Facebook followed shortly after, but instead of acquiring an already existing product, Facebook started from scratch. They’ve partnered with several digital media publishers, including Buzzfeed to push live video across multiple audiences. The first Facebook live video that Buzzfeed published was of two team members attempting to explode a watermelon with rubber bands. The watermelon stayed strong until the 44 minutes mark and the audience reached a peak of over 800,000 people watching live. The video now has over 10 million views, this being the differentiating factor between Twitter’s periscope. When a video goes live on Facebook, it stays on a person’s profile until they either delete it or set it to expire after a certain length of time.
Even Amazon is all aboard the live video train, with their product Twitch. Twitch is a platform to watch live video gaming, e-sports competitions and music broadcasts.

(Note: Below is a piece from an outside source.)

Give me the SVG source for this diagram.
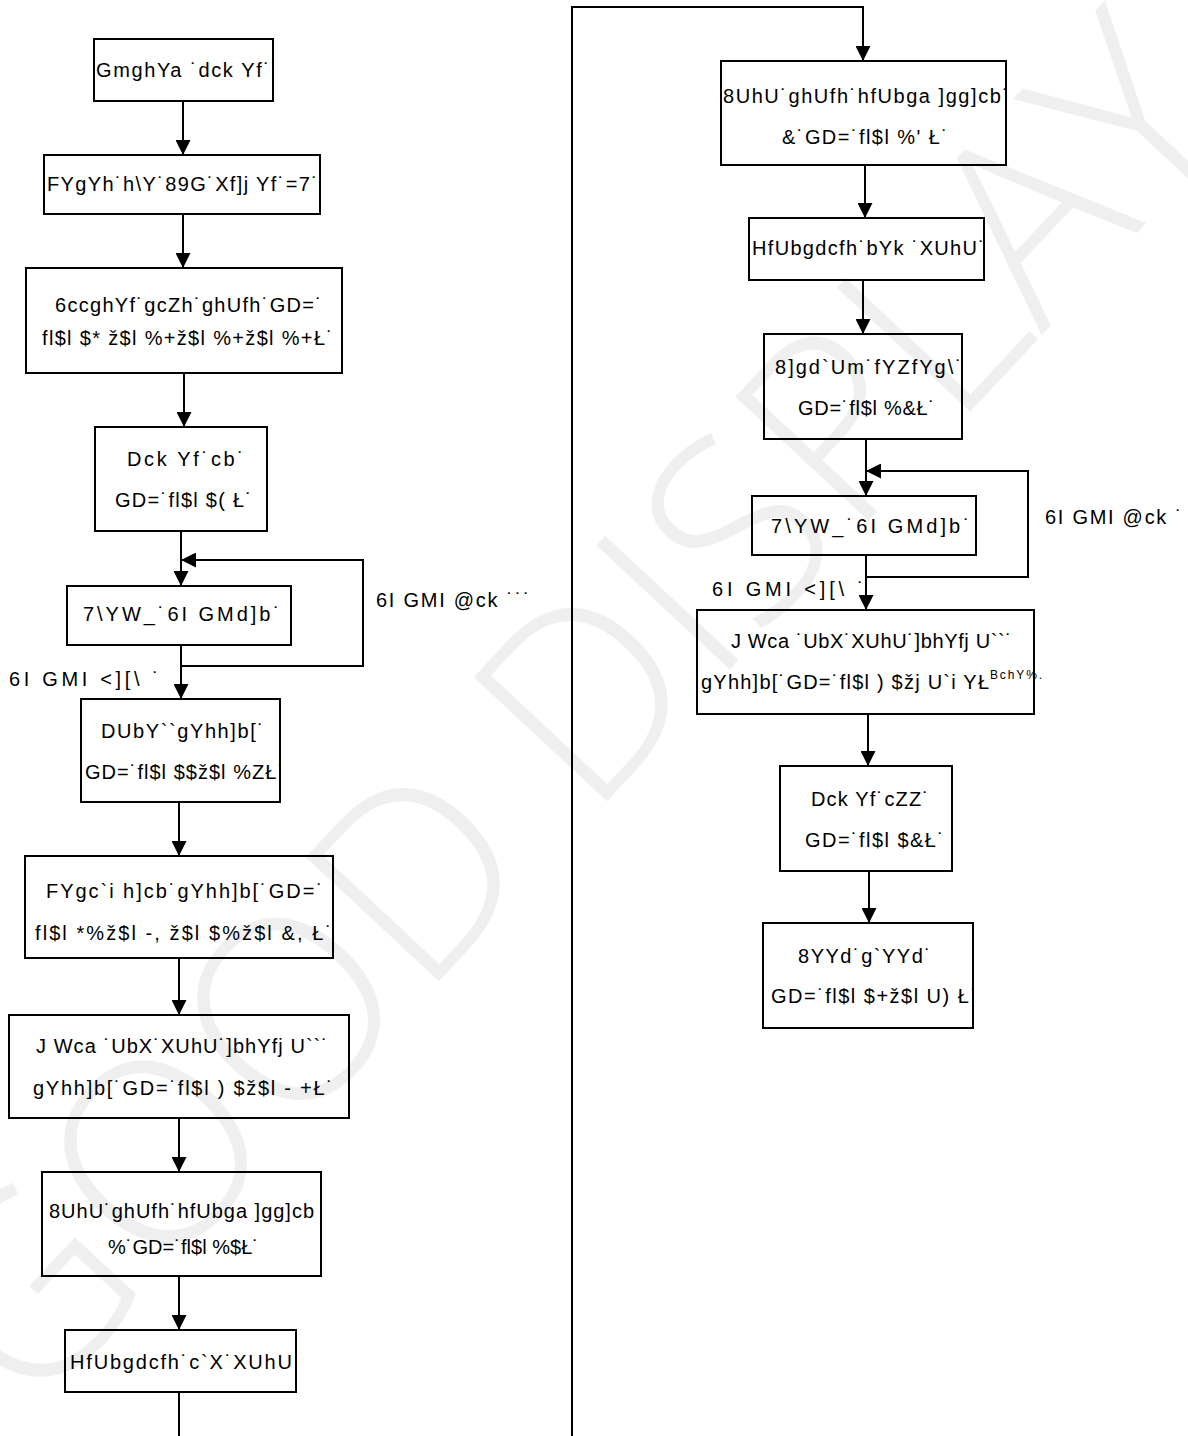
<svg xmlns="http://www.w3.org/2000/svg" width="1188" height="1436" viewBox="0 0 1188 1436">
<style>
.bx{fill:none;stroke:#000;stroke-width:2}
.t{font-family:"Liberation Sans",Arial,sans-serif;font-size:20px;fill:#000}
.s{font-family:"Liberation Sans",Arial,sans-serif;font-size:12px;fill:#000}
.c{fill:none;stroke:#000;stroke-width:2}
.wm{font-family:"Open Sans","Liberation Sans",sans-serif;font-weight:300;font-size:255px;fill:#efefef}
</style>
<defs>
<marker id="ah" viewBox="0 0 10 10" refX="10" refY="5" markerWidth="15" markerHeight="15" markerUnits="userSpaceOnUse" orient="auto">
<path d="M0,0 L10,5 L0,10 z" fill="#000"/>
</marker>
</defs>
<rect width="1188" height="1436" fill="#fff"/>
<text class="wm" transform="translate(30,1420) rotate(-47)">GOOD DISPLAY</text>

<g id="connectors">
<path class="c" d="M183,101 V155" marker-end="url(#ah)"/>
<path class="c" d="M183,214 V268" marker-end="url(#ah)"/>
<path class="c" d="M184,373 V427" marker-end="url(#ah)"/>
<path class="c" d="M181,531 V586" marker-end="url(#ah)"/>
<path class="c" d="M181,666 H363 V560 H181" marker-end="url(#ah)"/>
<path class="c" d="M181,645 V699" marker-end="url(#ah)"/>
<path class="c" d="M179,802 V856" marker-end="url(#ah)"/>
<path class="c" d="M179,958 V1015" marker-end="url(#ah)"/>
<path class="c" d="M179,1118 V1172" marker-end="url(#ah)"/>
<path class="c" d="M179,1276 V1330" marker-end="url(#ah)"/>
<path class="c" d="M179,1392 V1436"/>
<path class="c" d="M572,1436 V7 H863 V61" marker-end="url(#ah)"/>
<path class="c" d="M865,165 V218" marker-end="url(#ah)"/>
<path class="c" d="M863,280 V334" marker-end="url(#ah)"/>
<path class="c" d="M866,439 V496" marker-end="url(#ah)"/>
<path class="c" d="M866,577 H1028 V471 H866" marker-end="url(#ah)"/>
<path class="c" d="M866,555 V610" marker-end="url(#ah)"/>
<path class="c" d="M868,714 V766" marker-end="url(#ah)"/>
<path class="c" d="M869,871 V923" marker-end="url(#ah)"/>
<text class="t" x="376" y="607" textLength="154" lengthAdjust="spacing">6I GMI @ck ˙˙˙</text>
<text class="t" x="9" y="686" textLength="150" lengthAdjust="spacing">6I GMI &lt;][\ ˙</text>
<text class="t" x="1045" y="524" textLength="137" lengthAdjust="spacing">6I GMI @ck ˙</text>
<text class="t" x="712" y="596" textLength="152" lengthAdjust="spacing">6I GMI &lt;][\ ˙</text>
</g>

<g id="n1"><rect class="bx" x="94" y="39" width="179" height="62"/>
<text class="t" x="96" y="77" textLength="174" lengthAdjust="spacing">GmghYa ˙dck Yf˙</text></g>
<g id="n2"><rect class="bx" x="44" y="155" width="276" height="59"/>
<text class="t" x="47" y="191" textLength="271" lengthAdjust="spacing">FYgYh˙h\Y˙89G˙Xf]j Yf˙=7˙</text></g>
<g id="n3"><rect class="bx" x="26" y="268" width="316" height="105"/>
<text class="t" x="55" y="312" textLength="267" lengthAdjust="spacing">6ccghYf˙gcZh˙ghUfh˙GD=˙</text>
<text class="t" x="42" y="345" textLength="291" lengthAdjust="spacing">fl$l $* ž$l %+ž$l %+ž$l %+Ł˙</text></g>
<g id="n4"><rect class="bx" x="95" y="427" width="172" height="104"/>
<text class="t" x="127" y="466" textLength="117" lengthAdjust="spacing">Dck Yf˙cb˙</text>
<text class="t" x="115" y="507" textLength="137" lengthAdjust="spacing">GD=˙fl$l $( Ł˙</text></g>
<g id="n5"><rect class="bx" x="67" y="586" width="224" height="59"/>
<text class="t" x="83" y="621" textLength="197" lengthAdjust="spacing">7\YW_˙6I GMd]b˙</text></g>
<g id="n6"><rect class="bx" x="81" y="699" width="199" height="103"/>
<text class="t" x="101" y="738" textLength="163" lengthAdjust="spacing">DUbY``gYhh]b[˙</text>
<text class="t" x="85" y="779" textLength="199" lengthAdjust="spacing">GD=˙fl$l $$ž$l %ZŁ˙</text></g>
<g id="n7"><rect class="bx" x="25" y="856" width="308" height="102"/>
<text class="t" x="46" y="898" textLength="277" lengthAdjust="spacing">FYgc`i h]cb˙gYhh]b[˙GD=˙</text>
<text class="t" x="35" y="940" textLength="297" lengthAdjust="spacing">fl$l *%ž$l -, ž$l $%ž$l &amp;, Ł˙</text></g>
<g id="n8"><rect class="bx" x="9" y="1015" width="340" height="103"/>
<text class="t" x="36" y="1053" textLength="292" lengthAdjust="spacing">J Wca ˙UbX˙XUhU˙]bhYfj U``˙</text>
<text class="t" x="33" y="1095" textLength="300" lengthAdjust="spacing">gYhh]b[˙GD=˙fl$l ) $ž$l - +Ł˙</text></g>
<g id="n9"><rect class="bx" x="42" y="1172" width="279" height="104"/>
<text class="t" x="49" y="1218" textLength="265" lengthAdjust="spacing">8UhU˙ghUfh˙hfUbga ]gg]cb</text>
<text class="t" x="108" y="1254" textLength="151" lengthAdjust="spacing">%˙GD=˙fl$l %$Ł˙</text></g>
<g id="n10"><rect class="bx" x="65" y="1330" width="231" height="62"/>
<text class="t" x="70" y="1369" textLength="222" lengthAdjust="spacing">HfUbgdcfh˙c`X˙XUhU</text></g>

<g id="n11"><rect class="bx" x="721" y="61" width="285" height="104"/>
<text class="t" x="723" y="103" textLength="286" lengthAdjust="spacing">8UhU˙ghUfh˙hfUbga ]gg]cb˙</text>
<text class="t" x="782" y="144" textLength="166" lengthAdjust="spacing">&amp;˙GD=˙fl$l %' Ł˙</text></g>
<g id="n12"><rect class="bx" x="749" y="218" width="235" height="62"/>
<text class="t" x="752" y="255" textLength="233" lengthAdjust="spacing">HfUbgdcfh˙bYk ˙XUhU˙</text></g>
<g id="n13"><rect class="bx" x="764" y="334" width="198" height="105"/>
<text class="t" x="775" y="374" textLength="187" lengthAdjust="spacing">8]gd`Um˙fYZfYg\˙</text>
<text class="t" x="798" y="415" textLength="137" lengthAdjust="spacing">GD=˙fl$l %&amp;Ł˙</text></g>
<g id="n14"><rect class="bx" x="752" y="496" width="224" height="59"/>
<text class="t" x="771" y="533" textLength="199" lengthAdjust="spacing">7\YW_˙6I GMd]b˙</text></g>
<g id="n15"><rect class="bx" x="697" y="610" width="337" height="104"/>
<text class="t" x="731" y="648" textLength="281" lengthAdjust="spacing">J Wca ˙UbX˙XUhU˙]bhYfj U``˙</text>
<text class="t" x="701" y="689" textLength="288" lengthAdjust="spacing">gYhh]b[˙GD=˙fl$l ) $žj U`i YŁ</text>
<text class="s" x="990" y="679" textLength="52" lengthAdjust="spacing">BchY%.</text></g>
<g id="n16"><rect class="bx" x="780" y="766" width="172" height="105"/>
<text class="t" x="811" y="806" textLength="118" lengthAdjust="spacing">Dck Yf˙cZZ˙</text>
<text class="t" x="805" y="847" textLength="139" lengthAdjust="spacing">GD=˙fl$l $&amp;Ł˙</text></g>
<g id="n17"><rect class="bx" x="763" y="923" width="210" height="105"/>
<text class="t" x="798" y="963" textLength="133" lengthAdjust="spacing">8YYd˙g`YYd˙</text>
<text class="t" x="771" y="1003" textLength="206" lengthAdjust="spacing">GD=˙fl$l $+ž$l U) Ł˙</text></g>
</svg>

The more focused video topics shuts the platform off to people who aren’t interested in what Twitch has to offer, but that move may actually keep its user base happy as they have a more focused online community.
The latest name to enter the live video realm is Tumblr. Bought in 2013 by Yahoo! (The acquisition outraged Tumblr users) The blogging site has 550 million monthly users, and can be a pretty mysterious place when you don’t know what you’re doing. Tumblr have taken a different approach when it came to implementing live streaming onto their platform. The Tumblr platform supports a multitude of live streaming platforms. These include YouTube, Kanvas and Upclose.
This can be considered a great move for Tumblr. Instead of dedicating time and money trying to create another platform for people to sign up to, they let other companies do the hard work but reap the benefits of the progression of live video. Multiplatform support also means great news for their revenue stream. It may indeed mean that they can negotiate strong marketing deals with a multitude of brands.
It’s a smooth move for Tumblrs parent company Yahoo who aren’t well known for their innovative ideas. Their future is highly uncertain. In 2012 they changed CEO 4 times, eventually settling on the current CEO Marrisa Mayer, who despite best intentions still hasn’t managed to get Yahoo! out of the old folk’s home. In fact, back when Yahoo acquired Tumblr Marrisa Mayer stated ‘Tumblr is incredibly special’ and promised not to ‘screw it up’.
As of February 2016, Tumblrs value decreased by $230 million dollars. Rumours are circulating again, and the core of those rumours involve Yahoo being sold, but only time will tell what will happen to Yahoo, and in turn Tumblr, and if the move to support live video will work wonders for revenue.
It looks like live video is here to stay, and it will probably only continue to grow in popularity in the next number of years. Will it ever replace regular pre-recorded video? Probably not. Pre-recorded video gives the user a lot more control over the content being published. It’s safer and live video takes that safety away. While younger generations may be more open to taking risks and making mistakes with the content they upload, brands certainly won’t be as quick to take those risks.